The company now owns a brewery, taproom, visitor center and retail outlet in Kilkenny. A Buffalo city flag is displayed in the taproom.
Meade pulled together a team of investors – including several fellow alums from Canisius High School in Buffalo – to help get the venture off the ground, and push Sullivan's into the U.S.
The brewery’s first export, Sullivan’s Maltings Red Ale, gained acclaim with a 2017 win in Great Britain as best ale in the world at the International Brewing Awards, known as the “Oscars of the Beer Industry.” The red ale initially was available only in pubs and restaurants in Kilkenny, Dublin and Western New York.
Sullivan’s added an Irish Gold ale to its repertoire last year. It has since expanded U.S. distribution to in the Rochester, Syracuse, Albany, Cleveland and Erie, Pa., regions. The company at first shipped plastic kegs of its beers to U.S. markets but now also makes Irish Maltings Ale available in pint-sized cans.
Meade steps into his new role after 29 years on Wall Street, where he helped build and lead trading and financing businesses at Citibank, Morgan Stanley and Deutsche Bank. He has spent much of the last two years building a team to expand Sullivan brands first into Buffalo and then into a growing number of U.S. markets.

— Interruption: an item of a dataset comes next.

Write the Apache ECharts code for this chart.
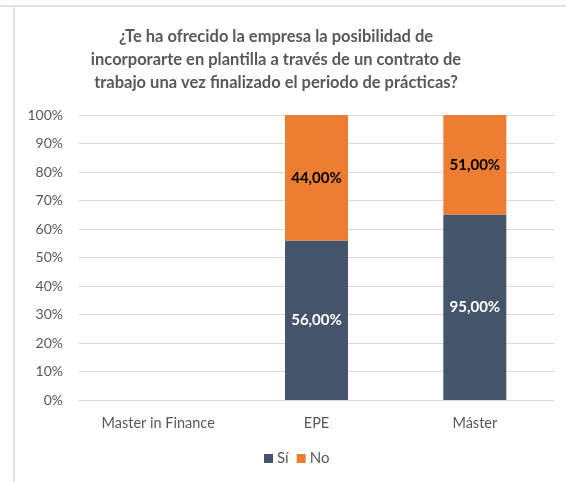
<!DOCTYPE html>
<html>
<head>
<meta charset="utf-8">
<script src="https://cdn.jsdelivr.net/npm/echarts@6/dist/echarts.min.js"></script>
<style>
  html, body { margin: 0; padding: 0; background: #fff; }
  #chart { width: 566px; height: 482px; }
</style>
</head>
<body>
<div id="chart"></div>
<script>
const titleText = '¿Te ha ofrecido la empresa la posibilidad de\nincorporarte en plantilla a través de un contrato de\ntrabajo una vez finalizado el periodo de prácticas?'
const categories = ['Master in Finance', 'EPE', 'Máster']
const siValues = [0, 56, 95]
const noValues = [0, 44, 51]
const seriesNames = ['Sí', 'No']

const FONT = 'Lato, "Open Sans", sans-serif'
const GREY = '#595959'

// el gráfico es 100% apilado: la altura es la cuota, la etiqueta el valor original
function share(v, i) {
  const total = siValues[i] + noValues[i]
  return total ? v / total * 100 : 0
}

function pct(v) {
  return v.toFixed(2).replace('.', ',') + '%'
}

function buildData(values, labelColor) {
  return values.map((v, i) => ({
    value: share(v, i),
    raw: v,
    label: { show: v > 0, color: labelColor }
  }))
}

const chart = echarts.init(document.getElementById('chart'))

const barLabel = {
  position: 'inside',
  fontWeight: 'bold',
  fontSize: 15,
  fontFamily: FONT,
  formatter: p => pct(p.data.raw)
}

chart.setOption({
  animation: false,
  textStyle: { fontFamily: FONT },
  title: {
    text: titleText,
    left: 271,
    top: 20,
    textAlign: 'center',
    textStyle: { fontSize: 16.5, fontWeight: 'bold', color: GREY, lineHeight: 23, fontFamily: FONT }
  },
  legend: {
    data: seriesNames,
    bottom: 11,
    left: 259,
    itemWidth: 9,
    itemHeight: 9,
    itemGap: 8,
    icon: 'rect',
    textStyle: { fontSize: 15, color: GREY, fontFamily: FONT, padding: [0, 0, 0, -1] }
  },
  grid: { left: 79, right: 12, top: 115, bottom: 82, containLabel: false },
  xAxis: {
    type: 'category',
    data: categories,
    axisLine: { lineStyle: { color: '#d9d9d9' } },
    axisTick: { show: false },
    axisLabel: { color: GREY, fontSize: 14.5, margin: 16, fontFamily: FONT }
  },
  yAxis: {
    type: 'value',
    min: 0,
    max: 100,
    interval: 10,
    axisLine: { show: false },
    axisTick: { show: false },
    axisLabel: { formatter: '{value}%', color: GREY, fontSize: 14, margin: 16, fontFamily: FONT },
    splitLine: { lineStyle: { color: '#d9d9d9' } }
  },
  series: [
    {
      name: seriesNames[0],
      type: 'bar',
      stack: 'total',
      barWidth: 63,
      itemStyle: { color: '#44546a' },
      label: barLabel,
      data: buildData(siValues, '#ffffff')
    },
    {
      name: seriesNames[1],
      type: 'bar',
      stack: 'total',
      barWidth: 63,
      itemStyle: { color: '#ed7d31' },
      label: barLabel,
      data: buildData(noValues, '#000000')
    }
  ],
  graphic: [
    { type: 'line', shape: { x1: 0, y1: 6, x2: 566, y2: 6 }, style: { stroke: '#e3e3e3', lineWidth: 2 } },
    { type: 'line', shape: { x1: 14, y1: 6, x2: 14, y2: 482 }, style: { stroke: '#e3e3e3', lineWidth: 2 } }
  ]
})

window.addEventListener('resize', () => chart.resize())
</script>
</body>
</html>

The effort started with one employee, has grown to four, and is expected to ramp up quickly in coming months as part of a more aggressive expansion plan.
Sullivan's looks to grow next around the Great Lakes, in the New York City metro area, New England and the Southeastern states, said brewing company CEO Alan Quane, an Irishman who has worked for nearly three decades in the confections and brewery industries, including from 1991 to 2003 in Toronto.
Meade, talking by phone from his apartment in New York City Wednesday morning, said he will spend much of his efforts during the next few months in and around that metro region, then the emerging Sullivan's markets, before returning to Buffalo to make his home base a brownstone he owns on Delaware Avenue.
One way the Irish brewery will celebrate Meade’s new post: timing the U.S. release of its newest beer, Black Marble Stout, in his hometown during Buffalo Beer Week. The creamy, dry Irish stout became available this week on draft, nitro-style, at the Irishman in Williamsville and the Blackthorn in South Buffalo and will be poured starting Thursday evening at Forty Thieves in the Elmwood Village and Friday evening at Finnerty’s in Ellicottville. These are among 70 taverns and restaurants that serve Sullivan's in the region. Wegmans, Dash's and about a dozen Tops stores sell the brand in cans.
Sullivan's may one day open its own taproom in Buffalo but is almost certain to continue to brew all of its beer in Kilkenny, expanding operations there as demand dictates, Meade said.
"We want to be a premium craft Irish import," he said. "We really feel that we'd lose the authenticity of our story if we were going to begin to brew in America. We're really into the idea of bringing brewing to Kilkenny again.
"In our existing U.S. markets, we want to become more present," Meade added. "The first place in America where we launched a beer was Buffalo, so what we'll always do is launch any new beers first in Buffalo. We'll always keep that as our American home."